Congress is reportedly using the next three weeks to come up with a compromise on security for the southern border.  Problem is Democrats in the House have said no money for a wall.  So from now until February 18, we have what amounts to a political exercise. Then, if the script doesn’t change, Donald Trump will declare a “national emergency” so he can fund his “big, beautiful” barrier.

But there’s a problem with this scenario.  Trump has waited so long since first raising the emergency idea, it’s pretty apparent there is no emergency.  The Atlantic lays out the case in an excellent piece:

“Of course, Trump’s hesitation also belies his claim that there is an emergency at the border. Presidents don’t dawdle in the face of real emergencies. President George W. Bush did not spend weeks scratching his head about whether to issue an emergency declaration after the terrorist attacks of 9/11. But even if a real crisis existed, emergency powers are designed for situations in which Congress has no time to act. If Congress does have time, then there is no justification for bypassing the ordinary legislative process.”
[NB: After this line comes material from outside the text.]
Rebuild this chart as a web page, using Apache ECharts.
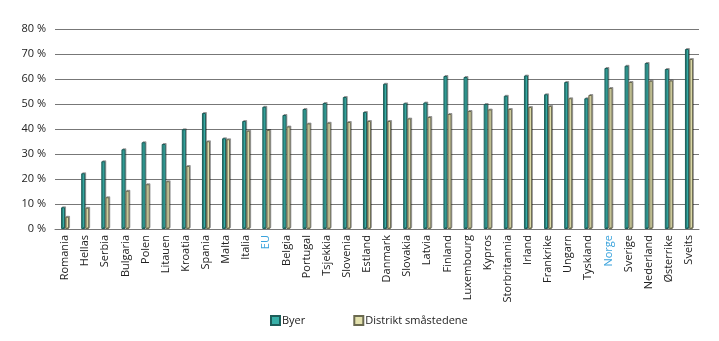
<!DOCTYPE html>
<html><head><meta charset="utf-8">
<script src="https://cdn.jsdelivr.net/npm/echarts@6/dist/echarts.min.js"></script>
<style>html,body{margin:0;padding:0;background:#fff}#c{width:719px;height:341px}</style>
</head><body><div id="c"></div>
<script>
const categories = ["Romania","Hellas","Serbia","Bulgaria","Polen","Litauen","Kroatia","Spania","Malta","Italia","EU","Belgia","Portugal","Tsjekkia","Slovenia","Estland","Danmark","Slovakia","Latvia","Finland","Luxembourg","Kypros","Storbritannia","Irland","Frankrike","Ungarn","Tyskland","Norge","Sverige","Nederland","Østerrike","Sveits"];
const byer = [8.7,22.3,27.1,31.9,34.7,34.0,39.9,46.4,36.3,43.2,48.9,45.6,48.0,50.4,52.8,46.8,58.1,50.3,50.6,61.2,60.8,50.0,53.3,61.4,53.9,58.8,52.3,64.4,65.3,66.4,64.0,72.0];
const distrikt = [4.9,8.5,12.7,15.3,17.9,19.1,25.2,35.1,35.9,39.3,39.6,41.0,42.2,42.5,42.8,43.2,43.2,44.2,44.8,46.0,47.2,47.8,48.0,48.8,49.2,52.3,53.6,56.4,58.8,59.3,59.4,68.0];
const yTicks = [0,10,20,30,40,50,60,70,80];
const highlighted = ["EU","Norge"];
const font = "'Open Sans', sans-serif";
const chart = echarts.init(document.getElementById('c'));
chart.setOption({
  animation:false,
  grid:{left:55,right:20,top:29,bottom:112},
  legend:{
    left:265, top:310, itemWidth:9, itemHeight:9, itemGap:48, icon:'rect',
    textStyle:{fontFamily:font,fontSize:11,color:'#222',padding:[0,0,0,-3]},
    data:['Byer','Distrikt småstedene']
  },
  xAxis:{
    type:'category', data:categories,
    axisLine:{show:true,lineStyle:{color:'#777',width:1}},
    axisTick:{show:false},
    axisLabel:{
      interval:0, rotate:90, margin:6, fontFamily:font, fontSize:11, color:'#222',
      formatter:v=> highlighted.includes(v) ? '{h|'+v+'}' : v,
      rich:{h:{color:'#3aa3dc',fontFamily:font,fontSize:11}}
    }
  },
  yAxis:{
    type:'value', min:yTicks[0], max:yTicks[yTicks.length-1], interval:10,
    axisLine:{show:false}, axisTick:{show:false},
    axisLabel:{fontFamily:font,fontSize:11,color:'#222',margin:9,formatter:v=>v+' %'},
    splitLine:{lineStyle:{color:'#777',width:1}}
  },
  series:[
    {name:'Byer',type:'bar',data:byer,barWidth:4,barGap:'0%',
     itemStyle:{color:'#38b0a8',borderColor:'#1d5e5a',borderWidth:1,shadowColor:'rgba(0,0,0,0.3)',shadowOffsetX:1,shadowOffsetY:-1}},
    {name:'Distrikt småstedene',type:'bar',data:distrikt,barWidth:4,
     itemStyle:{color:'#e3e1ad',borderColor:'#6b6a50',borderWidth:1,shadowColor:'rgba(0,0,0,0.3)',shadowOffsetX:1,shadowOffsetY:-1}}
  ]
});
</script></body></html>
It’s now been more than three weeks since Trump first floated the notion of an emergency.  Then he relented to Democrats to reopen the government, spend three more weeks debating border security and then he’ll declare a crisis?

“Indeed, the more time Congress has to act—and the more times it votes against providing the funding the president has asked for—the clearer it becomes that an emergency declaration in this case would be designed as an end-run around the Constitution. Article I provides that “No money shall be drawn from the treasury, but in consequence of appropriations made by law.” 

To make matters worse for the White House, chief of staff Mick Mulvaney all but said on Sunday that Trump will act regardless of any action taken by Congress.  From The Washington Post:

“President Trump is again considering invoking emergency powers to build his proposed wall on the U.S.-Mexico border without congressional approval, roiling the latest bipartisan negotiations over immigration with the renewed threat of unilateral executive action and further dividing Republicans already reeling from the fallout of the shutdown.

“The president’s commitment is to defend the nation, and he will do it either with or without Congress,” acting White House chief of staff Mick Mulvaney said on “Fox News Sunday.”